Doesn't it seem like the more things change, the more they stay the same?
Over 2 months ago it seemed like the national healthcare reform debate in Congress was nearing a conclusion, but here we are 2 days before Christmas and the Senate still has not voted on this issue.
Of course, the Senate bill now under discussion bears but limited resemblance to the collection of proposals that existed 10 weeks ago.
One constant is the vehement delaying tactics being employed by the 'Party of 'No', which is embarked on a scorched earth policy designed to obstruct, delay, water down and hopefully kill any measure that comes to vote.
And, if that doesn't work, expect more misinformation/scare campaigns backed by big money, phony 'Tea Parties' and election tactics to match.
For one party to opt for non-participation, then claim not having their views heard and considered is ludicrous!
Last time I witnessed such behavior probably dates back to elementary school, maybe kindergarten.
That our Congress has come to this type of spiteful dysfunction is a real pity, but the seeds of this type of conduct have been evident for a while.
Just look at how the current administration contrasts with the previous one.

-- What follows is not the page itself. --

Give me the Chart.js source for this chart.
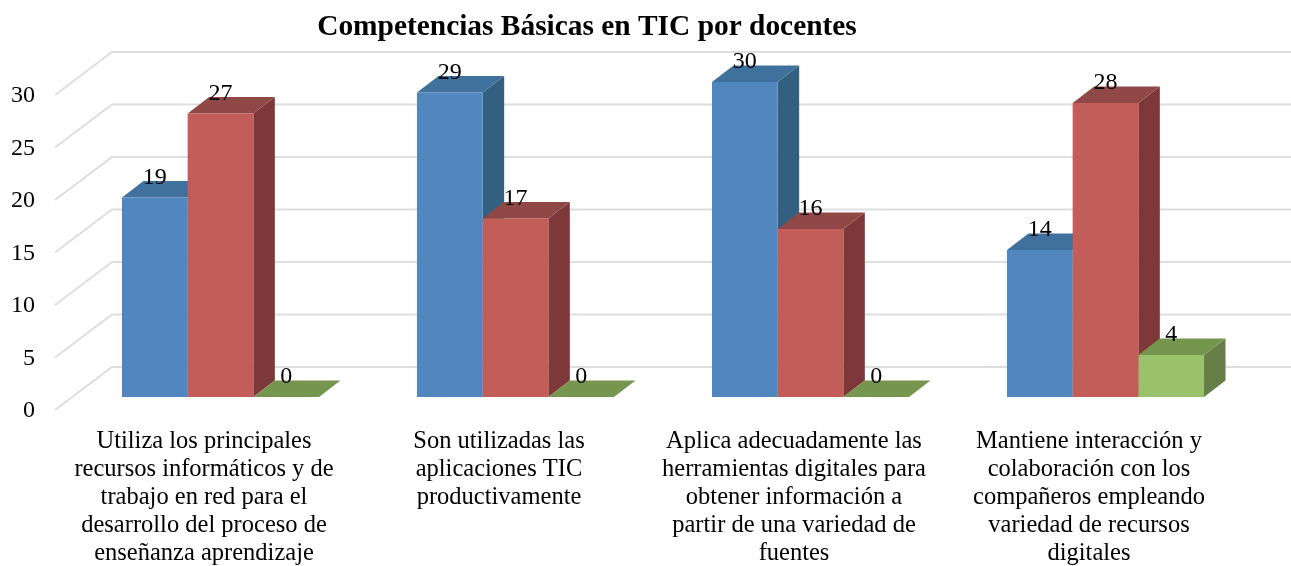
<!DOCTYPE html>
<html lang="es"><head><meta charset="utf-8">
<style>html,body{margin:0;padding:0;background:#fff}#w{width:1291px;height:566px;position:relative}</style>
<script src="https://cdn.jsdelivr.net/npm/chart.js@4"></script>
</head><body><div id="w"><canvas id="c"></canvas></div>
<script>
const titleText = 'Competencias Básicas en TIC por docentes';
const categories = [
  ['Utiliza los principales','recursos informáticos y de','trabajo en red para el','desarrollo del proceso de','enseñanza aprendizaje'],
  ['Son utilizadas las','aplicaciones TIC','productivamente'],
  ['Aplica adecuadamente las','herramientas digitales para','obtener información a','partir de una variedad de','fuentes'],
  ['Mantiene interacción y','colaboración con los','compañeros empleando','variedad de recursos','digitales']
];
const serie1 = [19, 29, 30, 14];
const serie2 = [27, 17, 16, 28];
const serie3 = [0, 0, 0, 4];
const yTicks = [0, 5, 10, 15, 20, 25, 30];

const FRONT = ['#5286BF', '#C25D5A', '#9BC16D'];
const TOP   = ['#40709C', '#904847', '#76964F'];
const SIDE  = ['#34607F', '#7E3839', '#677F47'];
const DX = 21.5, DY = 16.5;
const FONT = '"Liberation Serif","Times New Roman",serif';

function poly(ctx, pts, fill) {
  ctx.fillStyle = fill;
  ctx.beginPath();
  pts.forEach((p, i) => i ? ctx.lineTo(p[0], p[1]) : ctx.moveTo(p[0], p[1]));
  ctx.closePath();
  ctx.fill();
}

const scene3d = {
  id: 'scene3d',
  afterLayout(chart) {
    const t = chart.titleBlock;
    t.left -= 39.5; t.right -= 39.5;
  },
  beforeDatasetsDraw(chart) {
    const ctx = chart.ctx, a = chart.chartArea, y = chart.scales.y;
    ctx.save();
    ctx.strokeStyle = '#DEDEDE';
    ctx.lineWidth = 2;
    y.ticks.forEach(t => {
      const p = y.getPixelForValue(t.value);
      ctx.beginPath();
      ctx.moveTo(a.left - 18, p + 13);
      ctx.lineTo(a.left + 39, p - 30);
      ctx.lineTo(chart.width, p - 30);
      ctx.stroke();
    });
    const n = categories.length;
    for (let i = 0; i < n; i++) {
      chart.data.datasets.forEach((ds, d) => {
        const b = chart.getDatasetMeta(d).data[i];
        const l = b.x - b.width / 2, r = b.x + b.width / 2;
        const tp = b.y, bt = b.base;
        if (tp < bt) poly(ctx, [[r, tp], [r + DX, tp - DY], [r + DX, bt - DY], [r, bt]], SIDE[d]);
        poly(ctx, [[l, tp], [l + DX, tp - DY], [r + DX, tp - DY], [r, tp]], TOP[d]);
      });
    }
    ctx.restore();
  },
  afterDatasetsDraw(chart) {
    const ctx = chart.ctx;
    ctx.save();
    ctx.fillStyle = '#000';
    ctx.font = '24px ' + FONT;
    ctx.textAlign = 'center';
    ctx.textBaseline = 'middle';
    chart.data.datasets.forEach((ds, d) => {
      chart.getDatasetMeta(d).data.forEach((b, i) => {
        ctx.fillText(String(ds.data[i]), b.x, b.y - 20);
      });
    });
    ctx.restore();
  }
};

new Chart(document.getElementById('c'), {
  type: 'bar',
  data: {
    labels: categories,
    datasets: [serie1, serie2, serie3].map((data, i) => ({
      label: 'Serie ' + (i + 1), data,
      backgroundColor: FRONT[i], borderWidth: 0,
      barPercentage: 1, categoryPercentage: 0.668
    }))
  },
  options: {
    responsive: true, maintainAspectRatio: false, animation: false,
    layout: { padding: { left: 0, right: 38, top: 0, bottom: 0 } },
    plugins: {
      legend: { display: false }, tooltip: { enabled: false },
      title: {
        display: true, text: titleText, color: '#000',
        font: { family: FONT, size: 29.4, weight: 'bold', lineHeight: 1.2 },
        padding: { top: 9.4, bottom: 37.3 }
      }
    },
    scales: {
      x: {
        grid: { display: false, drawTicks: false }, border: { display: false },
        afterFit(s) { s.height = 169; },
        ticks: {
          color: '#000', font: { family: FONT, size: 24.5, lineHeight: 1.143 },
          maxRotation: 0, minRotation: 0, autoSkip: false, padding: 31, labelOffset: -16.5
        }
      },
      y: {
        min: 0, max: 30,
        grid: { display: false, drawTicks: false }, border: { display: false },
        afterFit(s) { s.width = 73; },
        afterBuildTicks(s) { s.ticks = yTicks.map(v => ({ value: v })); },
        ticks: {
          color: '#000', font: { family: FONT, size: 24 },
          padding: 38, labelOffset: 14, autoSkip: false
        }
      }
    }
  },
  plugins: [scene3d]
});
</script></body></html>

The 'W' White House years in office never advocated anything approaching a 'big tent' philosophy.
Quite the contrary, W pursued his own agenda and R ideological dogmas from the very beginning.
And the D's gave him the benefit of the doubt, much to their later chagrin.
It was only after 6 years of W's damage had been done that the D's regained a majority in Congress.
And, two years after that when Obama was elected with an ambitious agenda and an inclusive, 'big tent' approach to governing.
That is an admirable goal, but also inherently difficult to achieve.
The R's have exploited this by essentially boycotting it and substituting a militant form of obstructionism, in hopes of political gain.
The public's prolonged exposure to the congressional 'sausage-making' around healthcare reform has managed to tarnish its original beneficial objectives.
Instead, what could have been an enlightened national discussion about a very important issue has been deliberately turned into a protracted ugly squabble, with an outcome not likely to not satisfy anyone.
We may be on the verge of seeing this debate turn into a debacle, which would be most regrettable - especially after 60-plus unproductive years of failure to significantly improve healthcare in the country.
Unfortunately, the 'big tent' envisioned is instead being used as a 'big top' to house a circus with several unfunny clowns competing to be the Ringmaster!
Maybe it has always been this way, but this time it's just more visible.
Democracy isn't always pretty to watch, but militant, mean-spirited obstructionism is really ugly, and demeans the public as well as the spirit of our Constitution.
I hope the art of compromise with civility can be restored, but that kind of reform might be even more difficult, unless, we -the public- demand it with our voices and votes!
Winston Churchill once said he admired the Americans because they always get things right... after they have tried everything else!